L'arrivo di una malattia cronica, o di una disabilità cronica, è sicuramente un evento improvviso e non calcolato, che sconvolge irrimediabilmente l'intera esistenza di un individuo. Il cambiamento, cioè il passaggio da uno stato ad un altro, è da considerarsi una sorta di lutto: un passaggio dalla normalità all'inconsueto.

Le reazioni, come abbiamo considerato, possono essere disparate. In genere si può reagire con abbattimento, tristezza, perdita di speranze. D'altra parte però si può reagire e andare alla ricerca di modi e strumenti d'aiuto, di speranze in un mondo che sembra senza speranze. La capacità di sopravvivere ad un cambiamento di questo genere è detta resilienza.

Il concetto di resilienza nasce in ambito scientifico ed è specificatamente diretto alla capacità di un materiale di subire un urto e tornare più o meno alla sua forma originaria.
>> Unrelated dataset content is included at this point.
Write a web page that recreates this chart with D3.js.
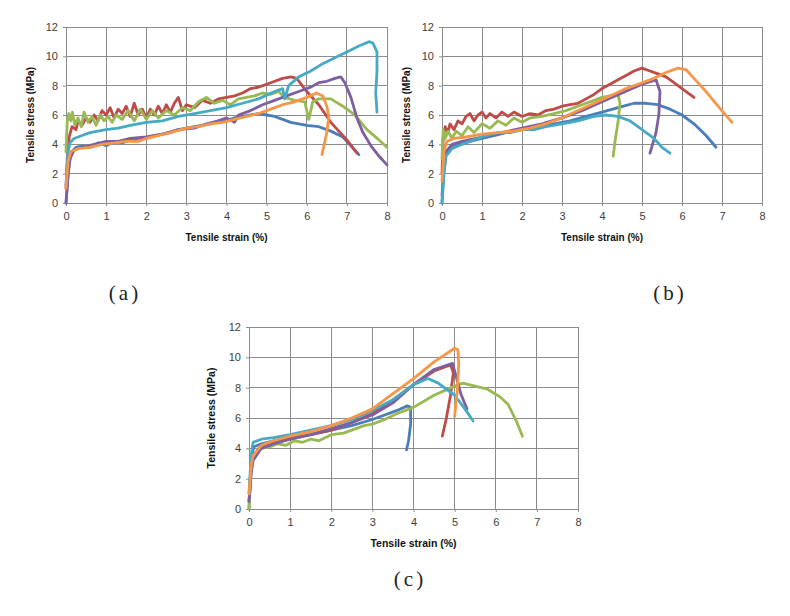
<!DOCTYPE html>
<html><head><meta charset="utf-8">
<script src="https://cdn.jsdelivr.net/npm/d3@7/dist/d3.min.js"></script>
<style>body{margin:0;background:#fff}svg{display:block}</style>
</head><body>
<svg id="c" width="790" height="616"></svg>
<script>
const xTicks = [0,1,2,3,4,5,6,7,8];
const yTicks = [0,2,4,6,8,10,12];
const seriesNames = ["blue","red","green","purple","aqua","orange"];
const seriesColors = ["#4A7EBB","#BE4B48","#98B954","#7D60A0","#46AAC5","#F79646"];
const panelLabels = ["(a)","(b)","(c)"];
const xTitle = "Tensile strain (%)";
const yTitle = "Tensile stress (MPa)";

// Panel (a) [strain %, stress MPa]
const aBlue = [[0,0],[0.04,1.5],[0.08,2.8],[0.15,3.5],[0.25,3.8],[0.4,3.9],[0.6,3.8],[0.8,4.1],[1.0,3.9],[1.2,4.2],[1.4,4.1],[1.6,4.3],[1.8,4.4],[2.0,4.4],[2.2,4.6],[2.4,4.7],[2.6,4.8],[2.8,5.0],[3.0,5.1],[3.2,5.2],[3.4,5.3],[3.6,5.4],[3.8,5.6],[4.0,5.6],[4.2,5.8],[4.4,5.9],[4.6,6.0],[4.8,6.1],[5.0,6.0],[5.2,5.9],[5.4,5.7],[5.6,5.5],[5.8,5.4],[6.0,5.3],[6.3,5.2],[6.6,4.9],[6.9,4.5],[7.1,3.9],[7.3,3.3]];
const aRed = [[0,1],[0.03,3],[0.08,4.5],[0.15,5.2],[0.25,5.0],[0.3,5.6],[0.4,5.3],[0.5,5.8],[0.6,5.5],[0.7,6.0],[0.8,5.6],[0.9,6.3],[1.0,6.0],[1.1,6.5],[1.2,5.8],[1.3,6.4],[1.4,6.1],[1.5,6.6],[1.6,5.9],[1.7,6.8],[1.8,6.0],[1.9,6.4],[2.0,5.8],[2.1,6.4],[2.2,6.0],[2.3,6.6],[2.4,6.1],[2.5,6.7],[2.6,6.2],[2.7,6.8],[2.8,7.2],[2.9,6.3],[3.0,6.7],[3.2,6.5],[3.4,7.0],[3.6,6.8],[3.8,7.1],[4.0,7.2],[4.2,7.3],[4.4,7.5],[4.6,7.8],[4.8,7.9],[5.0,8.1],[5.2,8.3],[5.4,8.5],[5.6,8.6],[5.75,8.5],[6.0,7.6],[6.3,6.7],[6.6,5.5],[7.0,4.3],[7.25,3.4]];
const aGreen = [[0,3.5],[0.03,5.5],[0.07,6.1],[0.12,5.6],[0.16,6.2],[0.22,5.3],[0.3,5.8],[0.38,5.2],[0.45,6.2],[0.55,5.5],[0.65,5.9],[0.75,5.3],[0.85,6.0],[0.95,5.6],[1.05,5.9],[1.15,5.5],[1.25,6.0],[1.4,5.7],[1.55,6.3],[1.7,5.6],[1.85,6.4],[2.0,5.7],[2.15,6.3],[2.3,5.8],[2.5,6.3],[2.7,6.0],[2.9,6.5],[3.1,6.3],[3.3,6.9],[3.5,7.2],[3.7,6.8],[3.9,7.0],[4.1,6.7],[4.3,7.1],[4.5,7.2],[4.7,7.3],[4.9,7.5],[5.1,7.4],[5.3,7.6],[5.45,7.2],[5.7,7.0],[5.95,6.9],[6.05,5.7],[6.15,6.9],[6.3,7.1],[6.6,7.1],[6.9,6.6],[7.2,6.0],[7.5,5.0],[7.8,4.3],[8.0,3.8]];
const aPurple = [[0,0],[0.05,1.8],[0.1,3.0],[0.2,3.6],[0.4,3.8],[0.7,4.0],[1.0,4.2],[1.3,4.2],[1.6,4.4],[2.0,4.5],[2.4,4.7],[2.8,5.0],[3.2,5.1],[3.5,5.4],[3.8,5.6],[4.0,5.8],[4.2,5.5],[4.3,6.0],[4.6,6.3],[4.9,6.7],[5.2,7.0],[5.5,7.3],[5.8,7.6],[6.1,7.9],[6.3,8.2],[6.5,8.3],[6.7,8.5],[6.85,8.6],[6.95,8.2],[7.1,7.2],[7.25,5.8],[7.4,4.8],[7.6,3.9],[7.8,3.2],[8.0,2.6]];
const aAqua = [[0,1.2],[0.05,3.5],[0.1,4.1],[0.2,4.4],[0.4,4.6],[0.6,4.8],[0.8,4.9],[1.0,5.0],[1.3,5.1],[1.6,5.3],[2.0,5.5],[2.4,5.6],[2.8,5.9],[3.2,6.1],[3.6,6.3],[4.0,6.5],[4.4,6.8],[4.8,7.1],[5.2,7.6],[5.4,7.8],[5.45,7.1],[5.55,8.0],[5.8,8.6],[6.1,9.0],[6.4,9.5],[6.7,9.9],[7.0,10.3],[7.3,10.7],[7.55,11.0],[7.65,10.9],[7.75,10.3],[7.75,9.0],[7.72,7.5],[7.75,6.2]];
const aOrange = [[0,1],[0.05,2.8],[0.12,3.5],[0.3,3.7],[0.6,3.8],[0.9,4.0],[1.2,4.1],[1.5,4.2],[1.8,4.2],[2.0,4.4],[2.3,4.6],[2.6,4.8],[3.0,5.1],[3.3,5.2],[3.6,5.4],[3.9,5.5],[4.2,5.7],[4.5,5.9],[4.8,6.1],[5.1,6.4],[5.4,6.7],[5.7,6.9],[6.0,7.2],[6.25,7.5],[6.4,7.3],[6.5,6.6],[6.55,5.9],[6.5,4.8],[6.42,3.8],[6.38,3.3]];

// Panel (b)
const bBlue = [[0,0],[0.04,2],[0.1,3.3],[0.2,3.7],[0.4,4.0],[0.7,4.2],[1.0,4.4],[1.3,4.6],[1.6,4.8],[2.0,5.0],[2.4,5.2],[2.8,5.4],[3.2,5.6],[3.6,5.9],[4.0,6.2],[4.4,6.5],[4.8,6.8],[5.1,6.8],[5.4,6.7],[5.7,6.4],[6.0,6.0],[6.3,5.4],[6.6,4.6],[6.85,3.8]];
const bRed = [[0,2],[0.03,4.5],[0.08,5.2],[0.15,4.8],[0.2,5.4],[0.3,5.0],[0.4,5.6],[0.5,5.4],[0.6,5.9],[0.7,6.1],[0.8,5.6],[0.9,6.0],[1.0,6.2],[1.1,5.8],[1.2,6.1],[1.35,5.8],[1.5,6.2],[1.65,5.9],[1.8,6.2],[2.0,5.9],[2.2,6.1],[2.4,6.0],[2.6,6.3],[2.8,6.4],[3.0,6.6],[3.2,6.7],[3.4,6.8],[3.6,7.1],[3.8,7.4],[4.0,7.8],[4.2,8.1],[4.4,8.4],[4.6,8.7],[4.8,9.0],[5.0,9.2],[5.2,9.0],[5.4,8.8],[5.6,8.6],[5.8,8.2],[6.0,7.8],[6.3,7.2]];
const bGreen = [[0,3],[0.03,5.0],[0.08,4.4],[0.15,4.9],[0.25,4.4],[0.35,4.9],[0.5,4.6],[0.65,5.2],[0.8,4.8],[1.0,5.4],[1.2,5.1],[1.4,5.6],[1.6,5.3],[1.8,5.8],[2.0,5.5],[2.2,5.8],[2.5,5.9],[2.8,6.1],[3.1,6.3],[3.4,6.6],[3.7,6.9],[4.0,7.2],[4.2,7.3],[4.4,7.4],[4.45,6.8],[4.4,5.5],[4.33,4.3],[4.28,3.2]];
const bPurple = [[0,0.5],[0.05,2.5],[0.1,3.5],[0.25,4.0],[0.5,4.2],[1.0,4.5],[1.5,4.8],[2.0,5.1],[2.5,5.4],[3.0,5.8],[3.5,6.3],[4.0,6.9],[4.5,7.5],[5.0,8.1],[5.35,8.4],[5.45,7.6],[5.42,6.0],[5.35,4.8],[5.2,3.4]];
const bAqua = [[0,0],[0.05,2],[0.1,3.2],[0.25,3.7],[0.5,4.0],[0.8,4.3],[1.1,4.6],[1.4,4.8],[1.7,4.8],[2.0,5.0],[2.3,5.0],[2.6,5.2],[3.0,5.4],[3.4,5.6],[3.8,5.9],[4.1,6.0],[4.4,5.9],[4.7,5.6],[5.0,5.0],[5.3,4.4],[5.5,3.8],[5.7,3.4]];
const bOrange = [[0,1.5],[0.05,3.5],[0.12,4.2],[0.3,4.4],[0.6,4.5],[1.0,4.7],[1.4,4.8],[1.8,4.9],[2.2,5.1],[2.6,5.4],[3.0,5.8],[3.4,6.3],[3.8,6.8],[4.2,7.3],[4.6,7.8],[5.0,8.2],[5.3,8.5],[5.6,8.9],[5.9,9.2],[6.1,9.1],[6.3,8.5],[6.6,7.6],[6.9,6.6],[7.25,5.5]];

// Panel (c)
const cBlue = [[0,0],[0.03,2],[0.06,3.5],[0.12,4.1],[0.3,4.3],[0.6,4.5],[1.0,4.7],[1.5,4.9],[2.0,5.2],[2.5,5.5],[3.0,5.9],[3.3,6.2],[3.6,6.5],[3.85,6.8],[3.93,6.7],[3.93,5.6],[3.88,4.5],[3.83,3.9]];
const cRed = [[0,0.5],[0.05,2.5],[0.1,3.5],[0.3,4.2],[0.6,4.4],[1.0,4.6],[1.5,4.9],[2.0,5.2],[2.5,5.7],[3.0,6.3],[3.5,7.2],[4.0,8.2],[4.5,9.1],[4.9,9.5],[4.97,9.0],[4.9,7.5],[4.8,6.0],[4.7,4.8]];
const cGreen = [[0,0],[0.05,2.5],[0.1,3.5],[0.3,4.0],[0.5,4.1],[0.7,4.3],[0.9,4.2],[1.1,4.5],[1.3,4.4],[1.5,4.6],[1.7,4.5],[2.0,4.9],[2.3,5.0],[2.6,5.3],[2.8,5.5],[3.0,5.6],[3.3,5.9],[3.6,6.3],[4.0,6.7],[4.5,7.5],[5.0,8.1],[5.2,8.3],[5.5,8.1],[5.8,7.9],[6.1,7.4],[6.3,6.9],[6.5,5.8],[6.65,4.8]];
const cPurple = [[0,0.5],[0.05,2.3],[0.1,3.2],[0.3,4.0],[0.6,4.3],[1.0,4.6],[1.5,4.9],[2.0,5.3],[2.5,5.7],[3.0,6.2],[3.5,7.0],[4.0,8.2],[4.5,9.2],[4.95,9.6],[5.05,8.6],[5.15,7.6],[5.3,6.6]];
const cAqua = [[0,1],[0.05,3.5],[0.1,4.4],[0.3,4.6],[0.6,4.7],[1.0,4.9],[1.5,5.2],[2.0,5.5],[2.5,5.9],[3.0,6.5],[3.5,7.2],[4.0,8.2],[4.35,8.6],[4.6,8.3],[5.0,7.5],[5.25,6.6],[5.45,5.8]];
const cOrange = [[0,1],[0.05,2.8],[0.1,3.5],[0.3,4.2],[0.6,4.5],[1.0,4.8],[1.5,5.1],[2.0,5.5],[2.5,6.0],[3.0,6.6],[3.5,7.6],[4.0,8.6],[4.5,9.7],[5.0,10.6],[5.08,10.5],[5.1,9.5],[5.07,8.0],[5.0,6.1]];

const panelSeries = [
  [aBlue,aRed,aGreen,aPurple,aAqua,aOrange],
  [bBlue,bRed,bGreen,bPurple,bAqua,bOrange],
  [cBlue,cRed,cGreen,cPurple,cAqua,cOrange]
];

// Layout (pixel boxes for each panel)
const layout = [
  {x0:66, x1:387, y0:203, y1:27, tfs:10, ytx:34, xty:241, lx:125, ly:300},
  {x0:442, x1:762, y0:203, y1:27, tfs:10, ytx:410, xty:241, lx:670, ly:300},
  {x0:249, x1:578, y0:509, y1:327, tfs:10.5, ytx:215, xty:547, lx:410, ly:586}
];

const svg = d3.select("#c");
const line = (x,y) => d3.line().x(d=>x(d[0])).y(d=>y(d[1]));

layout.forEach((L,pi)=>{
  const x = d3.scaleLinear().domain([0,8]).range([L.x0,L.x1]);
  const y = d3.scaleLinear().domain([0,12]).range([L.y0,L.y1]);
  const g = svg.append("g");
  g.append("g").selectAll("line").data(xTicks).join("line")
    .attr("x1",d=>x(d)).attr("x2",d=>x(d)).attr("y1",L.y0).attr("y2",L.y1)
    .attr("stroke","#8c8c8c").attr("stroke-width",1).attr("shape-rendering","crispEdges");
  g.append("g").selectAll("line").data(yTicks).join("line")
    .attr("x1",L.x0).attr("x2",L.x1).attr("y1",d=>y(d)).attr("y2",d=>y(d))
    .attr("stroke","#8c8c8c").attr("stroke-width",1).attr("shape-rendering","crispEdges");
  const xa = g.append("g").attr("transform",`translate(0,${L.y0})`)
    .call(d3.axisBottom(x).tickValues(xTicks).tickSize(3).tickFormat(d3.format("d")));
  const ya = g.append("g").attr("transform",`translate(${L.x0},0)`)
    .call(d3.axisLeft(y).tickValues(yTicks).tickSize(3).tickFormat(d3.format("d")));
  [xa,ya].forEach(a=>{
    a.select(".domain").attr("stroke","#8c8c8c");
    a.selectAll(".tick line").attr("stroke","#8c8c8c");
    a.selectAll(".tick text").attr("fill","#404040").style("font-family","Liberation Sans, Arial, sans-serif").style("font-size","11px");
  });
  xa.selectAll(".tick text").attr("dy","1em");
  ya.selectAll(".tick text").attr("dx","-2");
  panelSeries[pi].forEach((s,si)=>{
    g.append("path").datum(s).attr("d",line(x,y)).attr("fill","none")
      .attr("stroke",seriesColors[si]).attr("stroke-width",2.8)
      .attr("stroke-linejoin","round").attr("stroke-linecap","round");
  });
  g.append("text").attr("x",(L.x0+L.x1)/2).attr("y",L.xty).attr("text-anchor","middle")
    .style("font-family","Liberation Sans, Arial, sans-serif").style("font-weight","bold")
    .style("font-size",L.tfs+"px").attr("fill","#111").text(xTitle);
  g.append("text").attr("transform",`translate(${L.ytx},${(L.y0+L.y1)/2}) rotate(-90)`)
    .attr("text-anchor","middle")
    .style("font-family","Liberation Sans, Arial, sans-serif").style("font-weight","bold")
    .style("font-size",L.tfs+"px").attr("fill","#111").text(yTitle);
  svg.append("text").attr("x",L.lx).attr("y",L.ly).attr("text-anchor","middle")
    .style("font-family","Liberation Serif, serif").style("font-size","21px")
    .style("letter-spacing","3px").attr("fill","#222").text(panelLabels[pi]);
});
</script>
</body></html>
In psicologia il concetto è stato trasposto alle capacità di un essere umano di subire un forte “impatto con la vita”, in questo caso un forte cambiamento che sconvolge tutte le abitudini di una persona e di reagire cercando di tornare, quanto più possibile, come prima.

In poche parole: cadere, farsi male, ma rialzarsi.

Come affrontare il cambiamento: le caratteristiche della resilienza

Una delle più importanti caratteristiche della resilienza è quello che in psicologia è conosciuto come “insight”. Insight significa introspezione, capacità di guardarsi dentro, di riflettere su se stessi. Bisogna, in questi casi, rispondersi sinceramente e riconoscere le proprie risorse e cercare di rafforzare i propri limiti, soprattutto emotivi. In secondo luogo, l'indipendenza intesa come concetto di distanza dalla malattia e dai problemi che ne conseguono.

Altri fattori importanti sono l'interazione, quindi la capacità di instaurare rapporti con intimi e non solo; e la creatività: mettersi in gioco per andare alla ricerca di soluzioni e modi d'agire che possano ridurre la sofferenza che deriva dal problema da affrontare.

La resilienza è sicuramente un cammino, una capacità da acquisire lentamente e passo per passo. In questi casi è di fondamentale importanza, a parte le caratteristiche sopra descritte, anche l'aiuto che proviene da amici e familiari. Il condividere, l'aiuto pratico e morale sono infatti alla base della possibilità di raggiungere un equilibrio ed un buon livello di resilienza.